For residents, the practical effect is justice delayed. Criminal defendants awaiting trial spend additional months or years waiting for hearings. People suing for unpaid wages or breach of contract see their cases languish. Families navigating divorce proceedings face delays in resolving matters affecting children and asset division. These delays accumulate, and they disproportionately affect people with fewer resources to absorb the cost of waiting.
The Chamber of Advocates has pleaded for swift resolution. Judges' associations have warned of institutional challenges. Civil society organizations have urged political leaders to prioritize resolution. None of these appeals has yet moved the needle.
What Comes Next: A System in Stasis
The current arrangement sees Chief Justice Chetcuti remaining in post beyond his retirement date. Opposition Leader Borg has proposed that Chetcuti remain in post until a mechanism is agreed and a successor confirmed. PM Abela has indicated there is "no rush" to appoint a new Chief Justice.
Both comments reveal that neither side has made this a priority. Both may be waiting for political leverage—an election, a shift in public opinion, or some other event that strengthens their negotiating position. That is a luxury Malta's judiciary cannot afford.

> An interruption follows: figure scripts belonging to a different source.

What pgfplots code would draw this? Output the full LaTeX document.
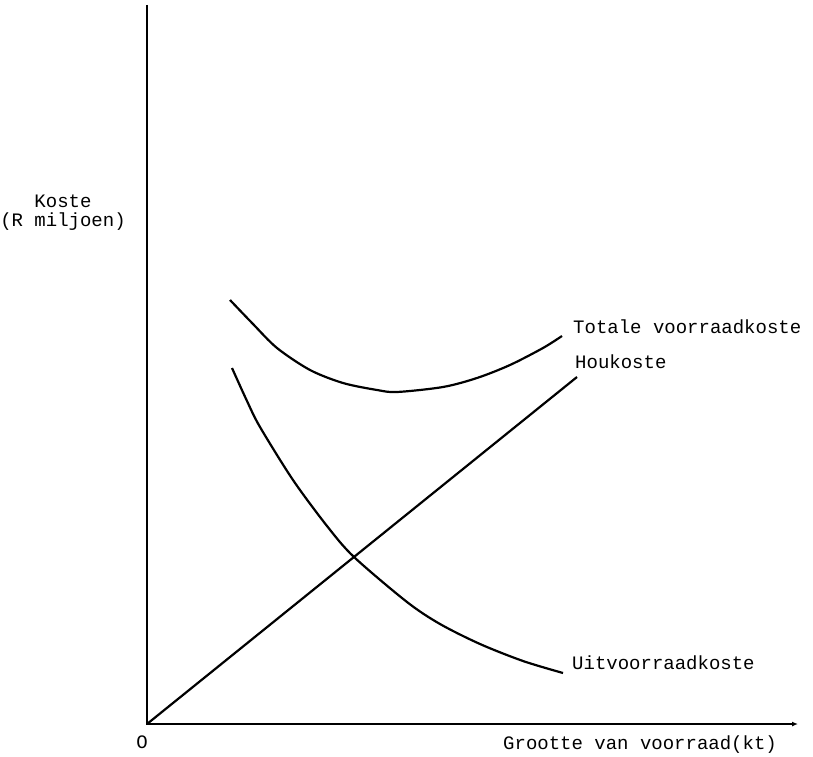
\documentclass[border=0pt]{standalone}
\usepackage{pgfplots}
\pgfplotsset{compat=1.18}
\usepackage{fontspec}
\setmainfont{Liberation Mono}
\usetikzlibrary{arrows.meta}

\begin{document}
\begin{tikzpicture}
\begin{axis}[
    x=1pt, y=1pt,
    xmin=0, xmax=651,
    ymin=0, ymax=719,
    hide axis,
    clip=false,
    curve/.style={black, line width=2.2pt, no marks},
]
% whole page, in pixel units of the reference
\path (axis cs:-147,-32) rectangle (axis cs:666,724);
% axes
\draw[line width=2.2pt, -{Latex[length=6pt,width=5pt]}]
    (axis cs:0,719) -- (axis cs:0,0) -- (axis cs:651,0);

% Houkoste
\addplot[curve] coordinates {(0,0) (430,347)};
% Totale voorraadkoste
\addplot[curve, smooth] coordinates {
    (83,424) (106,400) (130,376) (163,354) (196,341) (230,334)
    (250,332) (296,337) (330,346) (363,359) (396,376) (415,388)
};
% Uitvoorraadkoste
\addplot[curve, smooth] coordinates {
    (85,356) (100,323) (113,297) (146,244) (180,198) (207,167) (260,122)
    (293,100) (333,80) (376,63) (416,51)
};

\begin{scope}[every node/.style={font=\fontsize{19}{19}\selectfont, inner sep=0pt}]
\node[anchor=west] at (axis cs:426,397) {Totale voorraadkoste};
\node[anchor=west] at (axis cs:428,362) {Houkoste};
\node[anchor=west] at (axis cs:425,61) {Uitvoorraadkoste};
\node[align=center] at (axis cs:-84,511) {Koste\\(R miljoen)};
\node at (axis cs:-5,-18) {O};
\node[anchor=west] at (axis cs:356,-21) {Grootte van voorraad(kt)};
\end{scope}
\end{axis}
\end{tikzpicture}
\end{document}
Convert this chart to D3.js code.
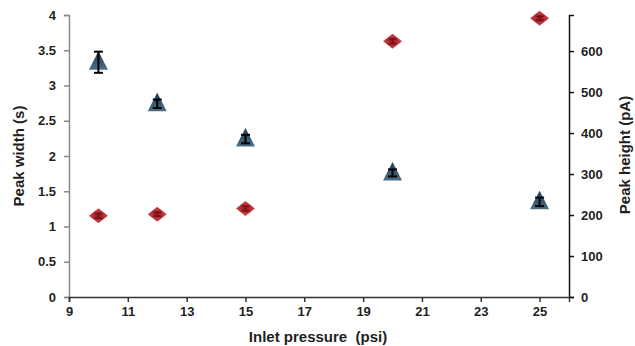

The real cost is borne by residents navigating a court system operating under provisional leadership, by litigants watching cases accumulate, and by the institution itself, which loses credibility with every month that passes without resolution.
Until Malta's political class demonstrates that constitutional governance is a shared priority, the stalemate will persist, the judiciary will continue in caretaker limbo, and residents will absorb the costs of a system designed to prevent exactly this outcome but built with no mechanism to escape it once gridlock sets in.